I've not finished reading it, and at some points it's hard to know whether he's being objective or he is suggesting that these events actually happened, and thus making it hard to take. Rudolf Steiner is somebody mentioned fairly frequently as perhaps esoteric mysticisms most notable modern proponent, making me do extra reading online about Steiner's philosophy anthroposophy.

What are people's views on esoteric traditions and mystical experiences/movements? Are they delusion and phantasy, or are there elements of truth? Are we more than we know? Is this great Existential Age simply a stage in the evolution of the human mind, as Steiner suggests, soon to be replaced by a more spiritual dimension of mind?

Just curious :)

argeiphontes
28th October 2013, 07:00
Well, it seems to me that the fundamental problem is that any spiritual or gnostic element to humans doesn't imply the existence of an objective spiritual realm.
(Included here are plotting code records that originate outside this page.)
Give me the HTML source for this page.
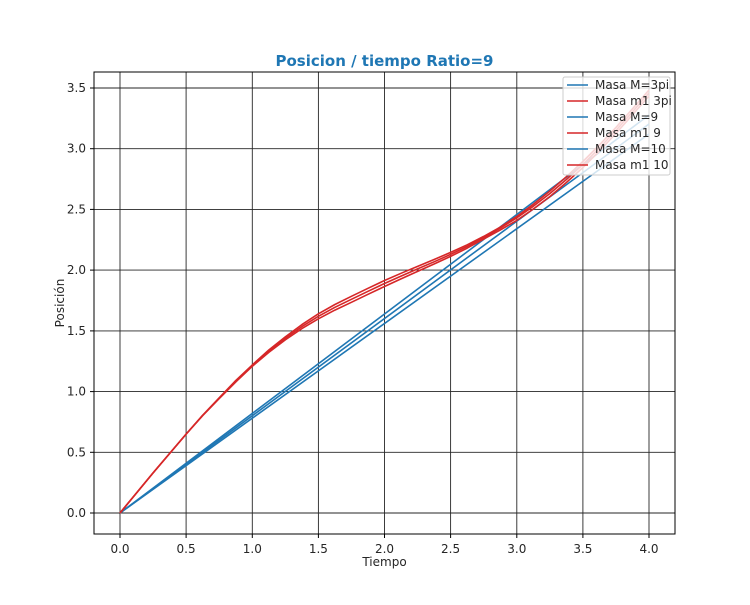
<!DOCTYPE html>
<html><head><meta charset="utf-8"><style>
html,body{margin:0;padding:0;background:#fff;}
svg text{font-family:"DejaVu Sans","Liberation Sans",sans-serif;fill:#262626;}
</style></head><body>
<svg width="750" height="600" xmlns="http://www.w3.org/2000/svg">
<rect width="750" height="600" fill="#fff"/>
<g stroke="#000" stroke-width="0.9" opacity="0.85">
<line x1="120" y1="72" x2="120" y2="534"/>
<line x1="186.1" y1="72" x2="186.1" y2="534"/>
<line x1="252.3" y1="72" x2="252.3" y2="534"/>
<line x1="318.4" y1="72" x2="318.4" y2="534"/>
<line x1="384.5" y1="72" x2="384.5" y2="534"/>
<line x1="450.6" y1="72" x2="450.6" y2="534"/>
<line x1="516.8" y1="72" x2="516.8" y2="534"/>
<line x1="582.9" y1="72" x2="582.9" y2="534"/>
<line x1="649" y1="72" x2="649" y2="534"/>
<line x1="94" y1="513" x2="675" y2="513"/>
<line x1="94" y1="452.3" x2="675" y2="452.3"/>
<line x1="94" y1="391.6" x2="675" y2="391.6"/>
<line x1="94" y1="330.9" x2="675" y2="330.9"/>
<line x1="94" y1="270.1" x2="675" y2="270.1"/>
<line x1="94" y1="209.4" x2="675" y2="209.4"/>
<line x1="94" y1="148.7" x2="675" y2="148.7"/>
<line x1="94" y1="88" x2="675" y2="88"/>
</g>
<g stroke="#1f77b4" stroke-width="1.6" fill="none">
<line x1="120" y1="513" x2="649" y2="134"/>
<line x1="120" y1="513" x2="649" y2="124"/>
<line x1="120" y1="513" x2="649" y2="115"/>
</g>
<g stroke="#d62728" stroke-width="1.6" fill="none" stroke-linejoin="round">
<polyline points="120,513 153.1,472.9 186.1,434.1 202.6,415.5 219.2,398.2 235.7,381.2 252.3,365.6 268.8,351.2 285.3,338.4 301.9,326.6 318.4,316.3 334.9,307.3 351.4,299.3 368,291.3 384.5,283.5 401,276.1 417.6,268.9 434.1,261.8 450.6,254.4 467.2,246.4 483.7,237.4 500.2,228.2 516.8,217.9 533.3,206.3 549.8,193.6 566.4,179.5 582.9,164.5 599.4,148 615.9,130.5 632.5,111.8 649,92.9"/>
<polyline points="120,513 153.1,472.9 186.1,434.1 202.6,415.3 219.2,397.8 235.7,380.6 252.3,364.9 268.8,350 285.3,336.9 301.9,324.6 318.4,313.8 334.9,304.5 351.4,296.3 368,288.3 384.5,280.5 401,273.3 417.6,266.4 434.1,259.5 450.6,252.4 467.2,244.8 483.7,236.4 500.2,227.2 516.8,216.4 533.3,204.3 549.8,191.1 566.4,176.7 582.9,161.5 599.4,145 615.9,127.5 632.5,108.8 649,90"/>
<polyline points="120,513 153.1,472.9 186.1,434.1 202.6,415.7 219.2,398.6 235.7,382 252.3,366.3 268.8,352.4 285.3,339.9 301.9,328.6 318.4,318.8 334.9,310.1 351.4,302.3 368,294.3 384.5,286.5 401,278.9 417.6,271.4 434.1,264 450.6,256.4 467.2,248.1 483.7,239 500.2,230 516.8,220.4 533.3,209 549.8,196.6 566.4,182.5 582.9,167.5 599.4,151 615.9,133.5 632.5,114.8 649,96"/>
</g>
<rect x="94" y="72" width="581" height="462" fill="none" stroke="#000" stroke-width="1"/>
<g stroke="#000" stroke-width="1">
<line x1="120" y1="534" x2="120" y2="538"/><line x1="186.1" y1="534" x2="186.1" y2="538"/><line x1="252.3" y1="534" x2="252.3" y2="538"/><line x1="318.4" y1="534" x2="318.4" y2="538"/><line x1="384.5" y1="534" x2="384.5" y2="538"/><line x1="450.6" y1="534" x2="450.6" y2="538"/><line x1="516.8" y1="534" x2="516.8" y2="538"/><line x1="582.9" y1="534" x2="582.9" y2="538"/><line x1="649" y1="534" x2="649" y2="538"/>
<line x1="90" y1="513" x2="94" y2="513"/><line x1="90" y1="452.3" x2="94" y2="452.3"/><line x1="90" y1="391.6" x2="94" y2="391.6"/><line x1="90" y1="330.9" x2="94" y2="330.9"/><line x1="90" y1="270.1" x2="94" y2="270.1"/><line x1="90" y1="209.4" x2="94" y2="209.4"/><line x1="90" y1="148.7" x2="94" y2="148.7"/><line x1="90" y1="88" x2="94" y2="88"/>
</g>
<g font-size="12" text-anchor="middle">
<text x="120" y="553">0.0</text><text x="186.1" y="553">0.5</text><text x="252.3" y="553">1.0</text><text x="318.4" y="553">1.5</text><text x="384.5" y="553">2.0</text><text x="450.6" y="553">2.5</text><text x="516.8" y="553">3.0</text><text x="582.9" y="553">3.5</text><text x="649" y="553">4.0</text>
</g>
<g font-size="12" text-anchor="end">
<text x="86" y="517">0.0</text><text x="86" y="456.3">0.5</text><text x="86" y="395.6">1.0</text><text x="86" y="334.9">1.5</text><text x="86" y="274.1">2.0</text><text x="86" y="213.4">2.5</text><text x="86" y="152.7">3.0</text><text x="86" y="92">3.5</text>
</g>
<text x="384.5" y="566" font-size="12" text-anchor="middle">Tiempo</text>
<text x="0" y="0" font-size="12" text-anchor="middle" transform="translate(64,303) rotate(-90)">Posición</text>
<text x="384.5" y="66" font-size="15" font-weight="bold" text-anchor="middle" style="fill:#1f77b4">Posicion / tiempo Ratio=9</text>
<rect x="563" y="77" width="107" height="98" rx="2" fill="#fff" fill-opacity="0.8" stroke="#ccc" stroke-width="1"/>
<g stroke-width="1.6">
<line x1="567" y1="85" x2="588" y2="85" stroke="#1f77b4"/>
<line x1="567" y1="101" x2="588" y2="101" stroke="#d62728"/>
<line x1="567" y1="117" x2="588" y2="117" stroke="#1f77b4"/>
<line x1="567" y1="133" x2="588" y2="133" stroke="#d62728"/>
<line x1="567" y1="149" x2="588" y2="149" stroke="#1f77b4"/>
<line x1="567" y1="165" x2="588" y2="165" stroke="#d62728"/>
</g>
<g font-size="12">
<text x="595" y="89">Masa M=3pi</text>
<text x="595" y="105">Masa m1 3pi</text>
<text x="595" y="121">Masa M=9</text>
<text x="595" y="137">Masa m1 9</text>
<text x="595" y="153">Masa M=10</text>
<text x="595" y="169">Masa m1 10</text>
</g>
</svg>
</body></html>
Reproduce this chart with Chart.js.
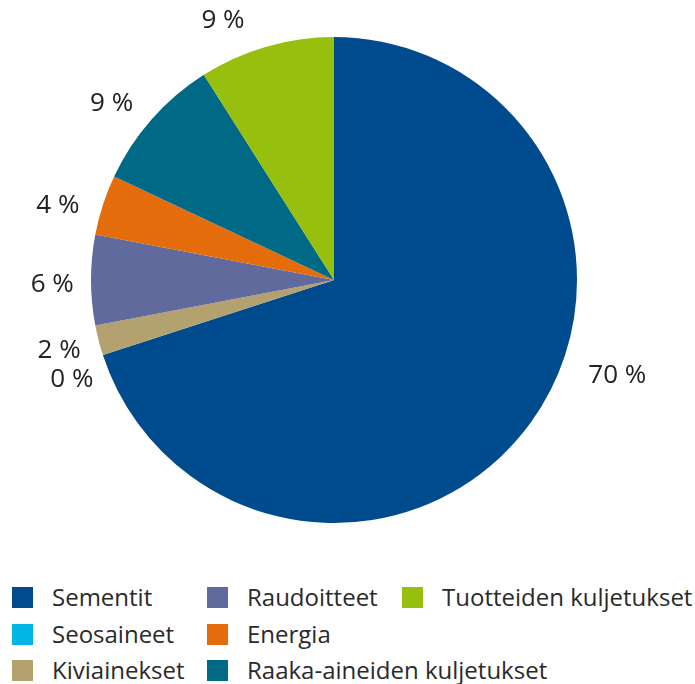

There's almost (http://www.sheldrake.org/homepage.html) nothing (http://www.deanradin.com/evidence/evidence.htm) that would indicate otherwise, except the (sometimes) apparent psychoid (http://www.academia.edu/217174/A_Unitary_World_the_Brain_and_its_Place_in_Jungs_P sychoid_Reality) nature (http://paulijungunusmundus.eu/synw/pauli_parapsychology_p3.htm) of reality (http://books.google.com/books?id=gO-BKdRnvgoC&printsec=frontcover#v=onepage&q&f=false). Having had a couple of interesting experiences along these lines myself, I'm not too quick to write them off. (OK, they were more than interesting, they were uncanny correlations between thought states and objective physical phenomena that would probably put Jung's famous scarab example to shame.)

Still, it all seems farfetched. Though certainly not impossible: "Absence of evidence is not evidence of absence" and perhaps some of the evidence is valid. YMMV. :)

It sounds like an interesting book, though, I'll have to put in on the pile of books I want to read.

edit: Was searching for Synchronicity: An Acausal Connecting Principle (http://books.google.com/books?id=x-Rxhf2gUa8C&printsec=frontcover&dq=synchronicity+an+acausal+connecting&hl=en&sa=X&ei=oP5tUvTtOKrksASerIGgDg&ved=0CC4Q6AEwAA#v=onepage&q=synchronicity%20an%20acausal%20connecting&f=false).

Flying Purple People Eater
28th October 2013, 10:57
Oh god, new age shit. Blech.

Give me one piece of evidence that proves that human beings:

A) Have some kind of non-physical 'spirit'.

B) That this spirit is directly connected to human consciousness, and has no link with electromagnetic waves via neurons in the human brain (which, unsurprisingly, stop once the human body ceases to metabolise).

C) That this spirit transfers to a mysterious 'spiritual world' after the human body, a sac of carbon, oxygen, hydrogen, water and other chemicals, ceases to metabolise.

Then, and only then, should the possibility of an afterlife/spiritual realm be entertained.

Oh, and argumentum ad saeculum? I thought the only people who believed in that silly fantasy were children who suffered parental abuse?